Joshua "Josh" Johnson (born 25 July 1994) is an English professional rugby league soccer-player who plays as a  for the Bradford Bulls in the Betfred Championship.

He has previously played for the Huddersfield Giants in the Super League, and on loan from Huddersfield at Doncaster and the Batley Bulldogs in the Championship, and Oldham (Heritage № 1340) in Championship 1. Johnson played for Hull Kingston Rovers in the Kingstone Press Championship and in the top flight, and on loan from Hull KR at the York City Knights in Betfred League 1 and the Leigh Centurions in the Betfred Championship. He also played for the Barrow Raiders in the Championship.

Background
Johnson was born in Huddersfield, West Yorkshire, England. Johnson has previously played for the Saddleworth Rangers.

Senior career

Huddersfield Giants (2013-16)
Johnson made his Huddersfield Giants' Super League début on 4 August 2013, in a match against the Salford Red Devils at the John Smiths Stadium.

Doncaster R.L.F.C. (2013)
Johnson's senior rugby league début came during a dual-registration spell at part-timers Doncaster R.L.F.C. in the 2013 season.

Batley Bulldogs (2013-14)
In 2013 and 2014, Johnson also played as part of a loan deal with Championship club Batley.

Oldham (2015)
The 2015 season saw Johnson play for the OLdham on a dual-registration basis.

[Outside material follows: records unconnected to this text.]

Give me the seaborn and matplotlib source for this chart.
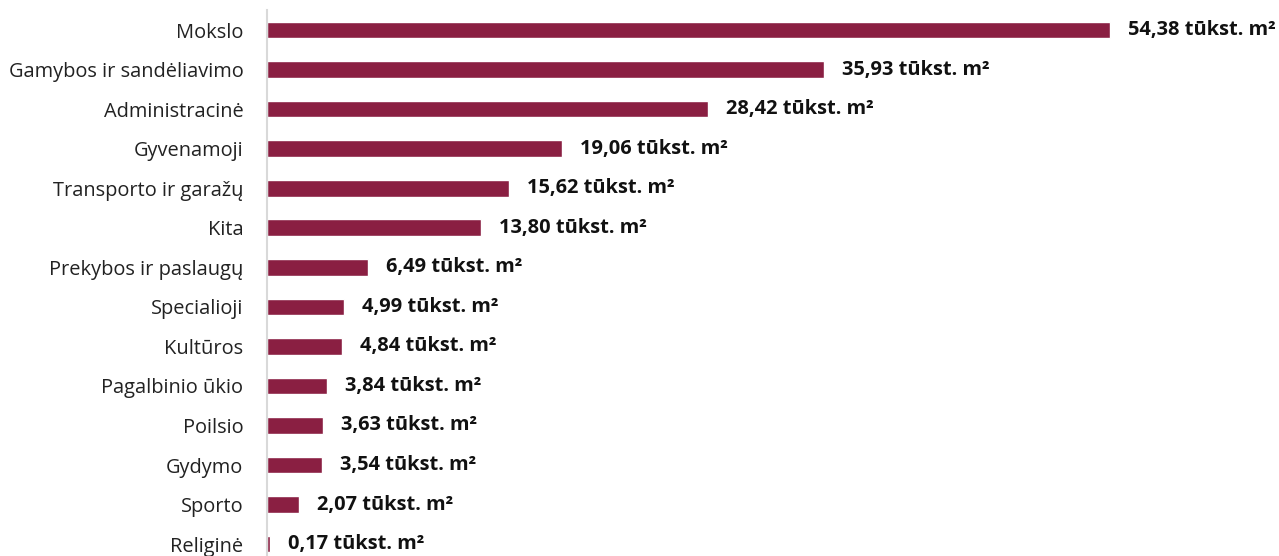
import matplotlib
matplotlib.use("Agg")
import matplotlib.pyplot as plt
import seaborn as sns
import pandas as pd

categories = ["Mokslo", "Gamybos ir sandėliavimo", "Administracinė", "Gyvenamoji",
              "Transporto ir garažų", "Kita", "Prekybos ir paslaugų", "Specialioji",
              "Kultūros", "Pagalbinio ūkio", "Poilsio", "Gydymo", "Sporto", "Religinė"]
values = [54.38, 35.93, 28.42, 19.06, 15.62, 13.80, 6.49, 4.99, 4.84, 3.84, 3.63, 3.54, 2.07, 0.17]
unit = "tūkst. m²"

df = pd.DataFrame({"cat": categories, "val": values})

sns.set_theme(style="white")
plt.rcParams['font.family'] = ['Open Sans', 'DejaVu Sans']

fig = plt.figure(figsize=(12.79, 5.56), dpi=100)
ax = fig.add_axes([267/1279, 0, 1 - 267/1279, 1 - 10/556])
sns.barplot(data=df, x="val", y="cat", orient="h", color="#8A1F42",
            width=0.42, saturation=1, ax=ax)
ax.set_xlim(0, (1279 - 267) / 15.5)
ax.set_ylim(13.3, -0.506)
ax.set_xlabel("")
ax.set_ylabel("")
ax.set_xticks([])
for s in ["top", "right", "bottom"]:
    ax.spines[s].set_visible(False)
ax.spines["left"].set_color("#D9D9D9")
ax.spines["left"].set_linewidth(1.5)
ax.tick_params(axis="y", length=0, pad=17, labelsize=14.4, labelcolor="#222222")

for i, v in enumerate(values):
    ax.annotate(f"{v:.2f}".replace(".", ",") + " " + unit, xy=(v, i),
                xytext=(13, 0), textcoords="offset points", va="center", ha="left",
                fontsize=14.4, fontweight="bold", color="#111111")

fig.savefig("out.png", dpi=100)
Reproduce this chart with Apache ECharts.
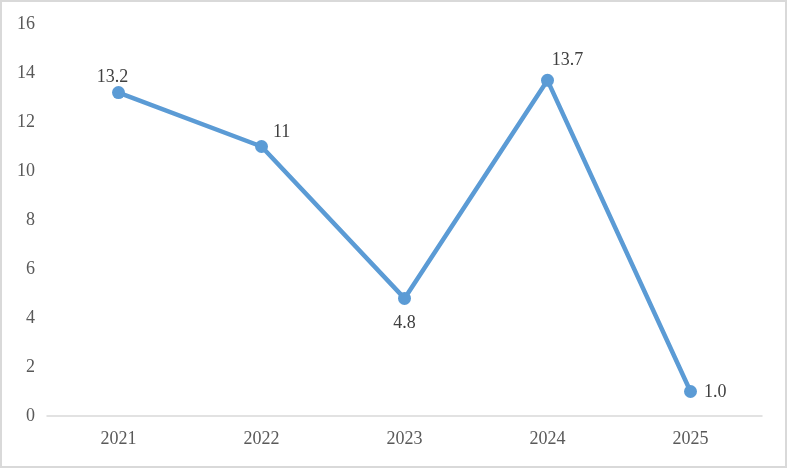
<!DOCTYPE html>
<html>
<head>
<meta charset="utf-8">
<script src="https://cdn.jsdelivr.net/npm/echarts@6/dist/echarts.min.js"></script>
<style>
html,body{margin:0;padding:0;background:#fff;}
#wrap{position:absolute;left:0;top:0;width:783px;height:464px;border:2px solid #d9d9d9;}
#c{width:783px;height:464px;}
</style>
</head>
<body>
<div id="wrap"><div id="c"></div></div>
<script>
var categories = ['2021', '2022', '2023', '2024', '2025'];
var values = [13.2, 11, 4.8, 13.7, 1.0];
var valueLabels = ['13.2', '11', '4.8', '13.7', '1.0'];
var labelPositions = ['top', 'right', 'bottom', 'top', 'right'];
var labelOffsets = [[-6, 5], [0, -14], [0, 4], [20, 0], [2, 1]];

var font = '"Liberation Serif", "Times New Roman", serif';
var chart = echarts.init(document.getElementById('c'));
chart.setOption({
  animation: false,
  grid: {left: 45, right: 23, top: 22, bottom: 50},
  xAxis: {
    type: 'category',
    data: categories,
    boundaryGap: true,
    axisLine: {lineStyle: {color: '#d9d9d9', width: 1.5}},
    axisTick: {show: false},
    axisLabel: {color: '#595959', fontFamily: font, fontSize: 18, margin: 14}
  },
  yAxis: {
    type: 'value',
    min: 0, max: 16, interval: 2,
    axisLine: {show: false},
    axisTick: {show: false},
    splitLine: {show: false},
    axisLabel: {color: '#595959', fontFamily: font, fontSize: 18, margin: 12}
  },
  series: [{
    type: 'line',
    data: values.map(function (v, i) {
      return {
        value: v,
        label: {position: labelPositions[i], offset: labelOffsets[i]}
      };
    }),
    symbol: 'circle',
    symbolSize: 13,
    lineStyle: {color: '#5b9bd5', width: 4.5},
    itemStyle: {color: '#5b9bd5'},
    label: {
      show: true,
      color: '#404040',
      fontFamily: font,
      fontSize: 18,
      distance: 5,
      formatter: function (p) { return valueLabels[p.dataIndex]; }
    }
  }]
});
</script>
</body>
</html>
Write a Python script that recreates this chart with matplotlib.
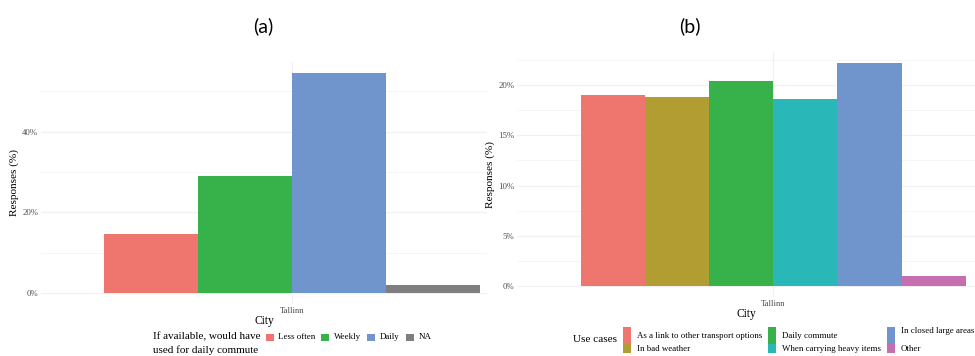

Hull Kingston Rovers (2017-19)

2017
Johnson made his Hull Kingston Rovers' début on 2 April 2017, in a 50-16 Championship league victory.

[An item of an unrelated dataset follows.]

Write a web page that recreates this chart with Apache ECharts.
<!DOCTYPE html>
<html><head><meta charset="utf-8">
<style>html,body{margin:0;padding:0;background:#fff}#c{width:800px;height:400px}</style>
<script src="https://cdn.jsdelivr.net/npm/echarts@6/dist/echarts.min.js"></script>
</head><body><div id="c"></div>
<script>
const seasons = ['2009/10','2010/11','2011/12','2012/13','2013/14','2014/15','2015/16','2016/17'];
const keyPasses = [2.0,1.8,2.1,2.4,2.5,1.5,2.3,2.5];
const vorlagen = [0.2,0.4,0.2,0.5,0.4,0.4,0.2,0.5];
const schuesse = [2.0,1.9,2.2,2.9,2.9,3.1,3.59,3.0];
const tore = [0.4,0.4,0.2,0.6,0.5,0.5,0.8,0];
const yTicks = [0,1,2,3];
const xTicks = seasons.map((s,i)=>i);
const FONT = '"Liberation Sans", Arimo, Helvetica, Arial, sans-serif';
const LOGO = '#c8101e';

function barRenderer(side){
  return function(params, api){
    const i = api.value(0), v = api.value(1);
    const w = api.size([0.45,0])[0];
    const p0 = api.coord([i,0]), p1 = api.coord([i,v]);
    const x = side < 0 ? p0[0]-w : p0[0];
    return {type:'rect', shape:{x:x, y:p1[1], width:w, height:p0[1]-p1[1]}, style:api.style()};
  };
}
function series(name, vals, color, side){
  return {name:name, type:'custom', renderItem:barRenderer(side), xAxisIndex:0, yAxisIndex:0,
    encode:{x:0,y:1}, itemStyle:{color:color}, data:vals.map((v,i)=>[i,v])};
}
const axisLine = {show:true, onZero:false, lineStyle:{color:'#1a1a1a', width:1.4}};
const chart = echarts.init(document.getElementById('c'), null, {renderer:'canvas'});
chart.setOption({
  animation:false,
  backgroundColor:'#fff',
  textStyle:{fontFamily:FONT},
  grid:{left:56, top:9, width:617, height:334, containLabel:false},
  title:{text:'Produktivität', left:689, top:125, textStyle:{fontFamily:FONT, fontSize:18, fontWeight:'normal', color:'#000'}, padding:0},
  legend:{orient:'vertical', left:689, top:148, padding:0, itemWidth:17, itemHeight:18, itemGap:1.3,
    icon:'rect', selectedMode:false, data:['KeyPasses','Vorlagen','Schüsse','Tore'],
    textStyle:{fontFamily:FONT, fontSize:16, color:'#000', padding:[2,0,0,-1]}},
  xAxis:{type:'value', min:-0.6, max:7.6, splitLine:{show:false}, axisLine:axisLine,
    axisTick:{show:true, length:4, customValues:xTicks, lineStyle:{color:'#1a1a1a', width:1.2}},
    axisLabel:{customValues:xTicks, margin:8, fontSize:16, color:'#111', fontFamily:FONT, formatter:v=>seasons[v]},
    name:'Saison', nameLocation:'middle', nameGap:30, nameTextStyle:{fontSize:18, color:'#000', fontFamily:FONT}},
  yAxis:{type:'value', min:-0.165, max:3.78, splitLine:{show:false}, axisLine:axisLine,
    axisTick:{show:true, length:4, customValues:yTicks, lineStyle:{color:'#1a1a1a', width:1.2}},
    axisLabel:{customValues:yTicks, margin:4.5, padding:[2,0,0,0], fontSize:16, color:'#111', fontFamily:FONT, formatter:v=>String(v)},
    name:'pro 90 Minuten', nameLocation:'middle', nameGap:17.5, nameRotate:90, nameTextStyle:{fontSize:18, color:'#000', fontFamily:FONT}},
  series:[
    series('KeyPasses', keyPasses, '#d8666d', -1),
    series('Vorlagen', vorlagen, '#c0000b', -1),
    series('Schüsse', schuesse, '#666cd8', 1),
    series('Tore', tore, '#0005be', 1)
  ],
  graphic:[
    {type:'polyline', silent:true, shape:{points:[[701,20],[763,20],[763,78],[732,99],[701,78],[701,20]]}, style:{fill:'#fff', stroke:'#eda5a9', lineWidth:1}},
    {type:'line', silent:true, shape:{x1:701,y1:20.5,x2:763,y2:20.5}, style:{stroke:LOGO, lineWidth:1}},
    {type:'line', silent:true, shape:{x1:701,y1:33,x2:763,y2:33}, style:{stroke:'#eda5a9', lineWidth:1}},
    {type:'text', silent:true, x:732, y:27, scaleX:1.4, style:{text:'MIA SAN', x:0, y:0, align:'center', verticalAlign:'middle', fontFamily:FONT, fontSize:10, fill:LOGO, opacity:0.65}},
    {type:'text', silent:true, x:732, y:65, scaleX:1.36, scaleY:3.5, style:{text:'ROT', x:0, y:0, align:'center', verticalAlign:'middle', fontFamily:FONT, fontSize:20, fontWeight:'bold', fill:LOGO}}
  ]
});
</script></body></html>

Johnson was part of the Hull Kingston Rovers side that won promotion back to the Super League, at the first time of asking following relegation the season prior.

2018-19
Struggling for regular game time during the 2018 Super League season and with no promise of that changing during the 2019 campaign, it was revealed on 25 January 2019, that Johnson had been released from his contract (to seek regular game time elsewhere) at Hull Kingston Rovers by mutual consent.

York City Knights (2018)
Johnson also featured for York City on several occasions during the 2018 season, as part of Hull Kingston Rovers dual-registration agreement with the club.

Leigh Centurions (2018)
It was revealed on 26 July 2018, that Johnson would spend the remainder of the 2018 rugby league season at Leigh, on a loan basis from his parent-club Hull Kingston Rovers. Johnson was followed to Leigh by two of his current Hull Kingston Rovers teammates in Will Dagger and Jordan Walne as part of the same loan deal.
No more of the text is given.